Committee member Jill Goodkind argued, “that was all determined when you presented a plan. It sounds like it’s being scrapped now that you guys own the property.” (This was a reference to years of negotiations that allowed the Port Authority to acquire the site, which lies outside the boundaries of the original World Trade Center complex.)
Mr. Parekh answered, “it’s not being scrapped. We’ve made a commitment to build Five World Trade Center. But things change. Conditions change. Costs go up. So, what was done at that time is not something that could move forward in the same way. We have to make sure that the project can actually be financed and built.”
Committee member Mitch Froman insisted, “if there was a deal, then you can’t just change it because now it’s not advantageous.”
“If you base a deal on a certain set of conditions,” Mr. Parekh said, “but then those conditions change...”
Mr. Froman interjected, “so if I sign a lease with my landlord and then my job cuts my salary in half, I can say my conditions changed?”
CB1’s District Manager, Zach Bommer asked, “the 33-percent affordable housing fees – is that still set or are you saying that specifically is now flexible?”
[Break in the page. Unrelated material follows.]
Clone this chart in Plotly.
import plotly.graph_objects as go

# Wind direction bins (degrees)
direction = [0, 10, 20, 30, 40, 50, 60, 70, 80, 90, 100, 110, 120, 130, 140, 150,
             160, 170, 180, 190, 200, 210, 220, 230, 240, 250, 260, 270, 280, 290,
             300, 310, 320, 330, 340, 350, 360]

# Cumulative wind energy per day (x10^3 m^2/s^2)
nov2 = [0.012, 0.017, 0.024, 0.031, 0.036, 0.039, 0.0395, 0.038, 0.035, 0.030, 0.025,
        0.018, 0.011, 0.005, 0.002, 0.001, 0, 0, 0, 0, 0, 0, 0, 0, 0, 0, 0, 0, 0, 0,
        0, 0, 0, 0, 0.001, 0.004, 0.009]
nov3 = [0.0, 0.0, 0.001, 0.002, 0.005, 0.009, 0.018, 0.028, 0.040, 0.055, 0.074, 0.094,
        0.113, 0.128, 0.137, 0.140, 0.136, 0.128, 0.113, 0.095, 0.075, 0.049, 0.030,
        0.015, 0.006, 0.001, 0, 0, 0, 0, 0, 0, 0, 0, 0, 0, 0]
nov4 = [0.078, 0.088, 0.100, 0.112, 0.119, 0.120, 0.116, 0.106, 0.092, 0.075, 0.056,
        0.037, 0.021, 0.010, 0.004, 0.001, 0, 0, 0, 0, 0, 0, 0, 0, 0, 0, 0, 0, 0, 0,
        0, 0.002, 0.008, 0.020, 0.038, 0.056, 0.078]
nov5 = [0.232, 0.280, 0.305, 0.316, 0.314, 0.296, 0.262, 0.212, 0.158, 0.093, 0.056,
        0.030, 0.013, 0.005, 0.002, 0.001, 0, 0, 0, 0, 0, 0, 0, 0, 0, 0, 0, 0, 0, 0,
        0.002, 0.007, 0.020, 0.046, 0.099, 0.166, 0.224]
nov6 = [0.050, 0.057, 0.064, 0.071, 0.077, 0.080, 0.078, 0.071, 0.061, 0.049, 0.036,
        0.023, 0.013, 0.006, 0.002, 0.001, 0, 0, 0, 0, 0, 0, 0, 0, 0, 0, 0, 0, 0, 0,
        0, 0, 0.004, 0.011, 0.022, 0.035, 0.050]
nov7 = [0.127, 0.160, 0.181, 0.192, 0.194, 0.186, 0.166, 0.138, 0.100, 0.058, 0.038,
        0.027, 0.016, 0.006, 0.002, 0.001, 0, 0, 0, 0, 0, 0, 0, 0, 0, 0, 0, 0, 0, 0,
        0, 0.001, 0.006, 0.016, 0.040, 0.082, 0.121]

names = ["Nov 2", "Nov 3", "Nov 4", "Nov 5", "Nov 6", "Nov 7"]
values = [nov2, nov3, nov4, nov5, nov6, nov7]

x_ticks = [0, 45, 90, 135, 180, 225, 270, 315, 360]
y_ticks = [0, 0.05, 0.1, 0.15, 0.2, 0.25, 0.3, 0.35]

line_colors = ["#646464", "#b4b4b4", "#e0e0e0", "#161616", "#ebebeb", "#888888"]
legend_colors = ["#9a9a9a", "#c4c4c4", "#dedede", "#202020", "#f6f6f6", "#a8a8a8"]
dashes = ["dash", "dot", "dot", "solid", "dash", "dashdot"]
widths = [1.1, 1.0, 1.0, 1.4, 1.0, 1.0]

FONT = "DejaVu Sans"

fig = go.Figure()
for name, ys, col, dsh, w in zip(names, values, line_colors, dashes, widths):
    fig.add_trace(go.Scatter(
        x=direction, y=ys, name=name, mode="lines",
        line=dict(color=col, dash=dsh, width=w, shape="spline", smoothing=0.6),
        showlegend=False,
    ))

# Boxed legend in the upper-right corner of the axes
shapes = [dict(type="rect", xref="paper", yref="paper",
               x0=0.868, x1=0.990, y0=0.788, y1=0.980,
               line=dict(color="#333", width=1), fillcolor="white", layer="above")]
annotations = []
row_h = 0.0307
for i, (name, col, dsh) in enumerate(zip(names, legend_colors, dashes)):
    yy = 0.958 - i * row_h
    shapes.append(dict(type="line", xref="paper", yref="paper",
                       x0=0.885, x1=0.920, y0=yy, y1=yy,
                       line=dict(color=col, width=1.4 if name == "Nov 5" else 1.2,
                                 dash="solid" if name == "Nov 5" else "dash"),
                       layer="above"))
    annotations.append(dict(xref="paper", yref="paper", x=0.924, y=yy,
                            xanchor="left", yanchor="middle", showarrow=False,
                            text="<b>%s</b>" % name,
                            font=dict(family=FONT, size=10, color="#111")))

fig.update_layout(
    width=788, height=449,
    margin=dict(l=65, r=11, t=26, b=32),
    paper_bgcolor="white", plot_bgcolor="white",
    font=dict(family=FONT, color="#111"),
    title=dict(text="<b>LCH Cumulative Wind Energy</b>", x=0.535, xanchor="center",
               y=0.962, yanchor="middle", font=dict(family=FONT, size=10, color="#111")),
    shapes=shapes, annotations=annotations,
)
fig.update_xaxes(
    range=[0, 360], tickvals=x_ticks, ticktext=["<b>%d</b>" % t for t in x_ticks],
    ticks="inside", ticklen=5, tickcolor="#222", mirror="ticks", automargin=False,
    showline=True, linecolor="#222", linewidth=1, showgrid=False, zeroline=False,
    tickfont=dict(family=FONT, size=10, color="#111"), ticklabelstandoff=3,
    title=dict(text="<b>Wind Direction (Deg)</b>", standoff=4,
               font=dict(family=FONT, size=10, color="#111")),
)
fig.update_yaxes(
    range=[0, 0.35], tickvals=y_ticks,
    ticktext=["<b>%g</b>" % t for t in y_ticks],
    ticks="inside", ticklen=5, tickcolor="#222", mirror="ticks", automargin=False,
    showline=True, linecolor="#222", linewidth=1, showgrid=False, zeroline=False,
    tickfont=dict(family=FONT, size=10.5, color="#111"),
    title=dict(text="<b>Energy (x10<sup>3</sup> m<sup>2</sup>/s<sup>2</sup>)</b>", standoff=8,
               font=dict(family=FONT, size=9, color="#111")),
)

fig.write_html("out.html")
Mr. Parekh replied, “it depends on what the deal is and who the deal is with.”
Lower Manhattan community leaders and elected officials were swift to denounce any ambiguity about the Port Authority’s commitment to building 400 units of affordable housing at Five World Trade Center.
State Assembly member Grace Lee said, “I am deeply concerned by reports that the agreement to dedicate one-third of the apartments at Five World Trade Center to affordable housing is being reevaluated. I urge the Port Authority to clarify its plans. I will work with my colleagues and all stakeholders to ensure Lower Manhattan residents see the affordable housing they were promised.”
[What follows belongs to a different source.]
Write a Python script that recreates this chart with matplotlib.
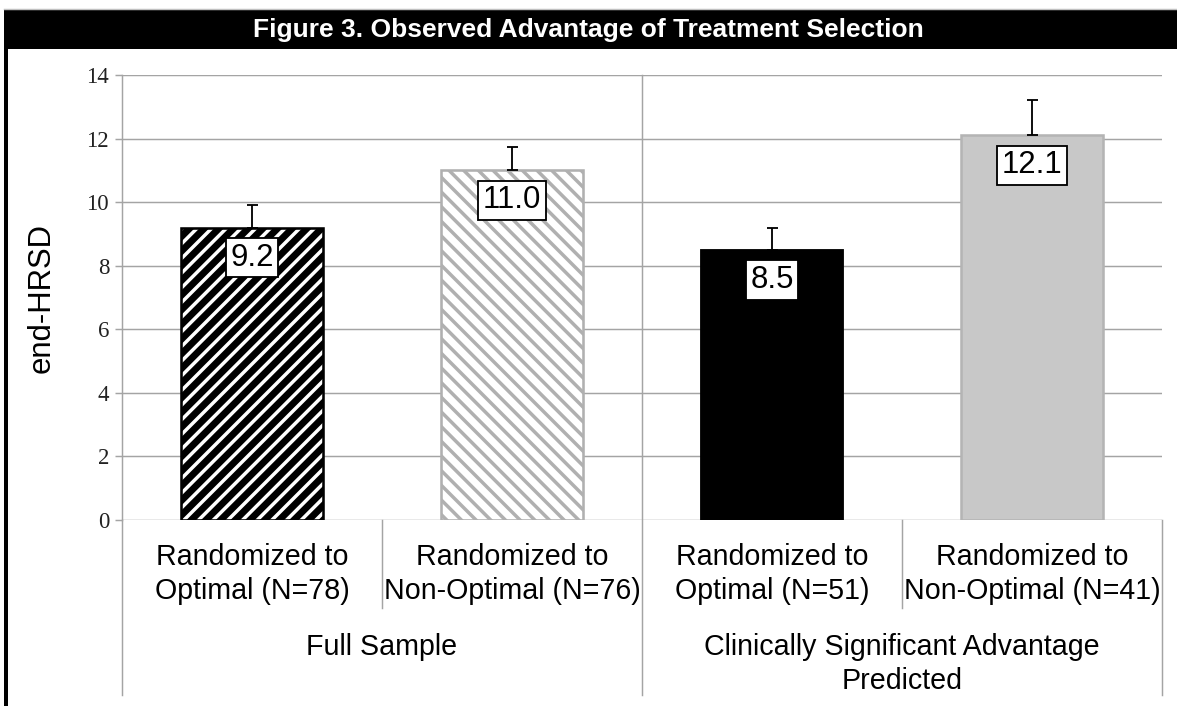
import numpy as np
import matplotlib.pyplot as plt
from matplotlib.patches import Rectangle
from matplotlib.lines import Line2D

# data
groups = ['Full Sample', 'Clinically Significant Advantage\nPredicted']
labels = ['Randomized to\nOptimal (N=78)', 'Randomized to\nNon-Optimal (N=76)',
          'Randomized to\nOptimal (N=51)', 'Randomized to\nNon-Optimal (N=41)']
means = [9.2, 11.0, 8.5, 12.1]
errs = [0.7, 0.75, 0.7, 1.1]

W, H, DPI = 1177, 706, 132
plt.rcParams['font.family'] = ['Liberation Sans', 'DejaVu Sans']
plt.rcParams['hatch.linewidth'] = 1.9

fig = plt.figure(figsize=(W / DPI, H / DPI), dpi=DPI)
ax = fig.add_axes([122 / W, 1 - 520 / H, 1040 / W, 445 / H])

grid_c = '#a4a4a4'
x = np.arange(len(means))
bw = 0.545

# bar 1: black with white stripes
ax.bar(x[0], means[0], bw, color='black', edgecolor='white', hatch='///', linewidth=0, zorder=2)
ax.bar(x[0], means[0], bw, fill=False, edgecolor='black', linewidth=1.4, zorder=3)
# bar 2: white with gray stripes
ax.bar(x[1], means[1], bw, color='white', edgecolor='#b0b0b0', hatch='\\\\\\', linewidth=0, zorder=2)
ax.bar(x[1], means[1], bw, fill=False, edgecolor='#b0b0b0', linewidth=1.4, zorder=3)
# bar 3, 4 solid
ax.bar(x[2], means[2], bw, color='black', edgecolor='black', linewidth=1.0, zorder=2)
ax.bar(x[3], means[3], bw, color='#c8c8c8', edgecolor='#b4b4b4', linewidth=1.4, zorder=2)

ax.errorbar(x, means, yerr=[np.zeros(len(errs)), errs], fmt='none', ecolor='black',
            elinewidth=1.0, capsize=3, capthick=1.0, zorder=4)

for xi, v in zip(x, means):
    ax.annotate(f'{v:.1f}', xy=(xi, v), xytext=(0, -8.2), textcoords='offset points',
                ha='center', va='top', fontsize=17, zorder=5,
                bbox=dict(boxstyle='square,pad=0.15', fc='white', ec='black', lw=1.0))

ax.set_xlim(-0.5, 3.5)
ax.set_ylim(0, 14)
ax.set_yticks(np.arange(0, 15, 2))
ax.set_yticklabels([str(t) for t in range(0, 15, 2)], fontfamily='Liberation Serif', fontsize=12.5)
ax.tick_params(axis='y', length=4, width=0.8, color=grid_c, pad=3, labelcolor='#222222')
ax.set_xticks([])
ax.grid(axis='y', color=grid_c, linewidth=0.8, zorder=0)
ax.set_axisbelow(True)
for s in ['top', 'right', 'bottom']:
    ax.spines[s].set_visible(False)
ax.spines['left'].set_color(grid_c)
ax.spines['left'].set_linewidth(0.8)

# multi-level category axis
lo1 = -(608 - 520) / 445
lo2 = -(695 - 520) / 445
tr = ax.get_xaxis_transform()
for xb, y0, y1 in [(-0.5, lo2, 0), (0.5, lo1, 0), (1.5, lo2, 1.0), (2.5, lo1, 0), (3.5, lo2, 0)]:
    ax.add_line(Line2D([xb, xb], [y0, y1], transform=tr, color=grid_c, lw=0.8, clip_on=False, zorder=1))

for xi, lab in zip(x, labels):
    ax.annotate(lab, xy=(xi, 0), xycoords=tr, xytext=(0, -29.4), textcoords='offset points',
                ha='center', va='center', fontsize=15.6, linespacing=1.25)
for gi, g in enumerate(groups):
    ax.annotate(g, xy=(2 * gi + 0.5, 0), xycoords=tr, xytext=(0, -61.8), textcoords='offset points',
                ha='center', va='top', fontsize=15.6, linespacing=1.27)

fig.text(42 / W, 1 - 298 / H, 'end-HRSD', rotation=90, ha='center', va='center', fontsize=17)

# title bar and frame
fig.add_artist(Rectangle((4 / W, 1 - 49 / H), 1 - 4 / W, 39 / H, transform=fig.transFigure,
                         facecolor='black', edgecolor='none'))
fig.add_artist(Line2D([4 / W, 1], [1 - 9 / H, 1 - 9 / H], transform=fig.transFigure, color='#c0c0c0', lw=0.8))
fig.add_artist(Rectangle((4 / W, 0), 4 / W, 1 - 10 / H, transform=fig.transFigure,
                         facecolor='black', edgecolor='none'))
fig.text(0.5, 1 - 29.5 / H, 'Figure 3. Observed Advantage of Treatment Selection', color='white',
         fontweight='bold', fontsize=14.4, ha='center', va='center')

fig.savefig('out.png', dpi=DPI)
CB1 member Mariama James, a co-founder of the Coalition for 100 Percent Affordable Housing at Five World Trade Center (a grassroots community organization that has pushed for maximum affordability at the site) said, “to hear the Port Authority describe our hard-won agreement for 400 deeply affordable units as ‘on pause’ is unacceptable. Lower Manhattan cannot wait a decade for housing that was promised today. This agreement, which includes area median income levels as low as 40 percent, and a 20-percent preference for September 11 survivors, first responders and our families, was a commitment to the public. A ten-year plan is not a shovel in the ground; it is a delay that risks the very diversity of the neighborhood we fought to save.”
Vittoria Fariello, also a co-founder of the coalition, said, “the idea that the Port Authority, or any agency involved, would stall the building of affordable housing units at Five World Trade Center is an insult to all the community leaders who worked so hard to obtain them, to the elected officials who fought hard for them and to September 11 survivors and first responders who need and deserve to afford to live in the neighborhood they helped rebuild. I am sure that Governor Hochul would not let this happen and we look forward to learning that Five World Trade Center will break ground soon.”
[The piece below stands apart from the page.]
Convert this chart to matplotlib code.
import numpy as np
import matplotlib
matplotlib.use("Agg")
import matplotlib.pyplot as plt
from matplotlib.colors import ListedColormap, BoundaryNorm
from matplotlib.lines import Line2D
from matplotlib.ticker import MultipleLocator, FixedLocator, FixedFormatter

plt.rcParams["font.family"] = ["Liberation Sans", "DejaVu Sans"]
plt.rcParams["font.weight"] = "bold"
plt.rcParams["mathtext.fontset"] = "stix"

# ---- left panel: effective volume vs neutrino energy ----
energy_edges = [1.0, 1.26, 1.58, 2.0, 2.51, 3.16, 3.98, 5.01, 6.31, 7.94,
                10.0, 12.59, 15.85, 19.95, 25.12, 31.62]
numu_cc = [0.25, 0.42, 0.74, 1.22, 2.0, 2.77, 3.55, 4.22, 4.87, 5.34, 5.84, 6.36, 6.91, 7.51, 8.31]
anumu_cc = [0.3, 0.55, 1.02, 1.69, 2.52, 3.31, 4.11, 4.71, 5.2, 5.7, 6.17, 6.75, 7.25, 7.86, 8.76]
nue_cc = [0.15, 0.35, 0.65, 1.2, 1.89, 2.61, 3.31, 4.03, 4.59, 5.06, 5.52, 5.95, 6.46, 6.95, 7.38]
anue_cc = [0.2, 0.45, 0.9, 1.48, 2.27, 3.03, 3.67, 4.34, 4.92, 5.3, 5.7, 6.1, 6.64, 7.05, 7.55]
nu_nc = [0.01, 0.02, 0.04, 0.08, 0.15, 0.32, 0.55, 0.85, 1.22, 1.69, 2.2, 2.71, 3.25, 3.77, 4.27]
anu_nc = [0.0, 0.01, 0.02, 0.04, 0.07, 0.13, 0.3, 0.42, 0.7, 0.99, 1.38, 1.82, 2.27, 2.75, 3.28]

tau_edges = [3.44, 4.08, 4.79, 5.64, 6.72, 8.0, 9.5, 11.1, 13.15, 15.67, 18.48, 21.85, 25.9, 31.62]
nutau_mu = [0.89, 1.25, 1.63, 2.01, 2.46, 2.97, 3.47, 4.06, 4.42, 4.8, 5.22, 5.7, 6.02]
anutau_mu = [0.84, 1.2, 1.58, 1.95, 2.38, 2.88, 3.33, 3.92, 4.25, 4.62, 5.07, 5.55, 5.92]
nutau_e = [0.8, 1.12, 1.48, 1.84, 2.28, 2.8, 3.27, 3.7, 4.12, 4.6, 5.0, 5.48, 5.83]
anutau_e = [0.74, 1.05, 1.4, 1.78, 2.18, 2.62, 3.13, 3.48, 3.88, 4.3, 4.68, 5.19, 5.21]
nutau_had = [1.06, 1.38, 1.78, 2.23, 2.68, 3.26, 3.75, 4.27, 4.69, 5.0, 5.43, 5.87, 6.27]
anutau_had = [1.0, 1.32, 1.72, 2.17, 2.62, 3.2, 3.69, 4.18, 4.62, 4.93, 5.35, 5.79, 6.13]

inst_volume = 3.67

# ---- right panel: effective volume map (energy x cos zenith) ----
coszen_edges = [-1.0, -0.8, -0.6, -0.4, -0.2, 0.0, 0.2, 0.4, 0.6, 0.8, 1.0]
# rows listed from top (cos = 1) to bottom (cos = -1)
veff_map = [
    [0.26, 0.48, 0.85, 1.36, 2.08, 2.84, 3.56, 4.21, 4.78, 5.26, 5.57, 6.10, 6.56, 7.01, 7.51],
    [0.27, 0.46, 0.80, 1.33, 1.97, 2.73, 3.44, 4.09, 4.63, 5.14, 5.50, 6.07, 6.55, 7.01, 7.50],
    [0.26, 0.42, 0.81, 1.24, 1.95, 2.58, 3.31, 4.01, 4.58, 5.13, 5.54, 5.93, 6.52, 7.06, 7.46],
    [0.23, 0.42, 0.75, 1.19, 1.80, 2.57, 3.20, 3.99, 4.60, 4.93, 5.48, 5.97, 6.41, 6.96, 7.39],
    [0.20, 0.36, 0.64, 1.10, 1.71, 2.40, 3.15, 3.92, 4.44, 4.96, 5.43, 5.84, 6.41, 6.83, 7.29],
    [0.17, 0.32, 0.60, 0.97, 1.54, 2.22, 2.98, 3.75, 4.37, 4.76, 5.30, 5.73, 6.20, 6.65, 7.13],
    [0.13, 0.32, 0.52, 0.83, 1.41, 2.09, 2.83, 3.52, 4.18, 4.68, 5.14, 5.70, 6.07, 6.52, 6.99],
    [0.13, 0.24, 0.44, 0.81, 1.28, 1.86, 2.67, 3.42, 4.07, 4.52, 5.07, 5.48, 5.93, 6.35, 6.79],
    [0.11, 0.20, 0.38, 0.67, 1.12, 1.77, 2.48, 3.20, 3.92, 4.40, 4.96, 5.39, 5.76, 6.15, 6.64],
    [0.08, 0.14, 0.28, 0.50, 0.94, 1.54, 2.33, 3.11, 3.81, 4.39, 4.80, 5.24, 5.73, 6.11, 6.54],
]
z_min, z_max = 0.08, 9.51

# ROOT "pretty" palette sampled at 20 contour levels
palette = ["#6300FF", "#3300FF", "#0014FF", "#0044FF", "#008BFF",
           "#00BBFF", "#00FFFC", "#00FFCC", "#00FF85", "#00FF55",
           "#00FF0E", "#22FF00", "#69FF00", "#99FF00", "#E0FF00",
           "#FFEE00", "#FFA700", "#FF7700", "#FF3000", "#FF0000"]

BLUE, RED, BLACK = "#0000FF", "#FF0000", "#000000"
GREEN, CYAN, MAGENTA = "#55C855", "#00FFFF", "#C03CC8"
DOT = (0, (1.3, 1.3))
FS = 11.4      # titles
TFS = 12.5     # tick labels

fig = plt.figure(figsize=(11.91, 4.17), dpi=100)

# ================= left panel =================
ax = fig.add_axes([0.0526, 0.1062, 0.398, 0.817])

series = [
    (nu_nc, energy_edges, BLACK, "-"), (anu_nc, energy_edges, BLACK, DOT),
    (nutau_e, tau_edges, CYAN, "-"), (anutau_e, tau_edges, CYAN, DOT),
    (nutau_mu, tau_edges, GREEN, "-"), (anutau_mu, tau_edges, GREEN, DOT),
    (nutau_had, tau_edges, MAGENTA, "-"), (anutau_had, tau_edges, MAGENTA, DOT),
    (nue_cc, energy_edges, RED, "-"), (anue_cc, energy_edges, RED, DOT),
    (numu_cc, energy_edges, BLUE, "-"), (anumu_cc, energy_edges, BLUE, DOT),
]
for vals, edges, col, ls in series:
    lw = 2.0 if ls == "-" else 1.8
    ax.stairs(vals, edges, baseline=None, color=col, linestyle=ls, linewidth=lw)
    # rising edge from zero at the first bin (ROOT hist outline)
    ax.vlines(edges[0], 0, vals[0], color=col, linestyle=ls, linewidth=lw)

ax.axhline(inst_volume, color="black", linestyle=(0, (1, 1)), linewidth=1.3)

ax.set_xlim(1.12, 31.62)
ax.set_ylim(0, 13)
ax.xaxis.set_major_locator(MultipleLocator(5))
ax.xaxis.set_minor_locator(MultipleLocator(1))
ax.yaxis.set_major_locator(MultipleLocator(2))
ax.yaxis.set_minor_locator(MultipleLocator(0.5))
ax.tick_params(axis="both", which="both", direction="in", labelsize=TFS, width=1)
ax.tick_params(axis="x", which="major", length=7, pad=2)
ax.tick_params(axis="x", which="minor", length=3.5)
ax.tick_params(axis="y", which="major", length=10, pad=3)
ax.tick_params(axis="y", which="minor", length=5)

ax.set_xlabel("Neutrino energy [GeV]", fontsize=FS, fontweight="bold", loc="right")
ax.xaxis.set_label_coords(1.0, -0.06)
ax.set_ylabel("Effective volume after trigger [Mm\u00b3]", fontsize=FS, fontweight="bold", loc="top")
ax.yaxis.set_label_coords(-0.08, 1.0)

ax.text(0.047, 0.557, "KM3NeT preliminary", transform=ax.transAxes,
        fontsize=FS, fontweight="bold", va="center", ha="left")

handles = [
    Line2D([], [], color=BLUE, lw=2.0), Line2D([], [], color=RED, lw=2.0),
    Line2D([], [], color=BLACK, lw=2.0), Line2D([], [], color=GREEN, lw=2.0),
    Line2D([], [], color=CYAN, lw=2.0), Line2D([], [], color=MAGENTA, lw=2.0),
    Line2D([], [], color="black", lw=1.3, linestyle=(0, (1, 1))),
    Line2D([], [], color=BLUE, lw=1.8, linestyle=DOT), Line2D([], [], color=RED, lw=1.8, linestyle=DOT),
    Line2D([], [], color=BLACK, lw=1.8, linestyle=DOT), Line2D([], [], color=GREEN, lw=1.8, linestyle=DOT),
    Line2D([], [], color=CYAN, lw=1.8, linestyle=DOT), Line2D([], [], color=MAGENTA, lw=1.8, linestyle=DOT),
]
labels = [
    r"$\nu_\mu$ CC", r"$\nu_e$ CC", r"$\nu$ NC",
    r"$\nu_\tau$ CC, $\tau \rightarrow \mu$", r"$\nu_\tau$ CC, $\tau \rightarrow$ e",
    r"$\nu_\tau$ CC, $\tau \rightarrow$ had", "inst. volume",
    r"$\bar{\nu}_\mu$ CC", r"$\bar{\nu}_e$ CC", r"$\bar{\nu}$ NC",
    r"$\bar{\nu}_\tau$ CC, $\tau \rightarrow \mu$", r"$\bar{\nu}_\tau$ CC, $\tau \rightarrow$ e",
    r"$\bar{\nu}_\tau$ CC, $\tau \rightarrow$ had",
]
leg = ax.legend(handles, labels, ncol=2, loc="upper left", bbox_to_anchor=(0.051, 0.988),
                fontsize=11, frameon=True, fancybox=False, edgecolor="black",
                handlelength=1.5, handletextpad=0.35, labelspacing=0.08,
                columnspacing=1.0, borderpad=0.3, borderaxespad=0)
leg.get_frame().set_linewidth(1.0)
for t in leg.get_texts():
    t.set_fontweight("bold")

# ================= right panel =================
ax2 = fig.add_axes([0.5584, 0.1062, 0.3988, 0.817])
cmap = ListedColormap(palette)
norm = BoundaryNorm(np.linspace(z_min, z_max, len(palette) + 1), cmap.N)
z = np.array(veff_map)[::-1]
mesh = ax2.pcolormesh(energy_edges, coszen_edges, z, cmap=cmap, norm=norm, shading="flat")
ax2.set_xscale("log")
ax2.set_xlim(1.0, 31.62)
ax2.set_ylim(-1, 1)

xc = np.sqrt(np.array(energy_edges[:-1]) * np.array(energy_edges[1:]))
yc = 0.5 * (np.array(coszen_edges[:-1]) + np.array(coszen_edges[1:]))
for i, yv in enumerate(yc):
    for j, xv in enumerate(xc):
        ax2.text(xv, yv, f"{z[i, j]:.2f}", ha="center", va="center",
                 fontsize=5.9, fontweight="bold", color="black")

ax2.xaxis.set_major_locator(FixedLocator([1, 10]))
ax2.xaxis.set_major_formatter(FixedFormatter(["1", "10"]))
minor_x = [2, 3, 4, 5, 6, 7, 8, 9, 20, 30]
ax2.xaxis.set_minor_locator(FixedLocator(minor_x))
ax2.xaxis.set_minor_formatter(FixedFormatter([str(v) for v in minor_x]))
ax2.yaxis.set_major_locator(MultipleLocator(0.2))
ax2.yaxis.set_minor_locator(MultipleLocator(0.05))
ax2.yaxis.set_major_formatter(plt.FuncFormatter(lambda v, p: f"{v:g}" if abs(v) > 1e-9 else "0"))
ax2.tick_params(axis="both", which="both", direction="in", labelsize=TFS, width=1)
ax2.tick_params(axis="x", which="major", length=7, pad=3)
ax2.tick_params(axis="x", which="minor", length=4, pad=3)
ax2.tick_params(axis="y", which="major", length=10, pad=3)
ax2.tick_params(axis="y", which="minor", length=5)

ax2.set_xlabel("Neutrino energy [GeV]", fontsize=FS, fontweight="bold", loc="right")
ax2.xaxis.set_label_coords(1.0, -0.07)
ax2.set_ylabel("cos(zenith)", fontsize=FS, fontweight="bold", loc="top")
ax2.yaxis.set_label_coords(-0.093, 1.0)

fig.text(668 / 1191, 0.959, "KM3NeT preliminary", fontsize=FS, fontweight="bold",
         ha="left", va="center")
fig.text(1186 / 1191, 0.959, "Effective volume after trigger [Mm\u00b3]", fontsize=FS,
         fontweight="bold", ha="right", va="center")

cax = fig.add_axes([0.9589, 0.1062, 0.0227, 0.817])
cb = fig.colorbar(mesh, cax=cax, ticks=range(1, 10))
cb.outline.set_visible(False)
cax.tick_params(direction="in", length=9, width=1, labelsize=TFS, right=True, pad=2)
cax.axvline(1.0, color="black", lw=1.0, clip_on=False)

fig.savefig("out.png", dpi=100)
State Senator Brian Kavanagh said, “I understand that the Port, the State, and the developers are having ongoing discussions about how to close the deal to finance and build this important residential project in a challenging environment, and I strongly support that goal. I think all parties understand that the mix of affordable homes in the building – which we included in written, binding agreements as a condition for public approval of the project – is not subject to any change that would reduce affordability, and is not one of the unanticipated obstacles that have delayed the project from proceeding.”
Asked to respond, a spokesman for the Port Authority said the agency “remains fully committed to delivering a world-class tower, including the affordable housing component, at one of the most iconic sites in the nation. We look forward to working with our public and private partners to move this important project forward.”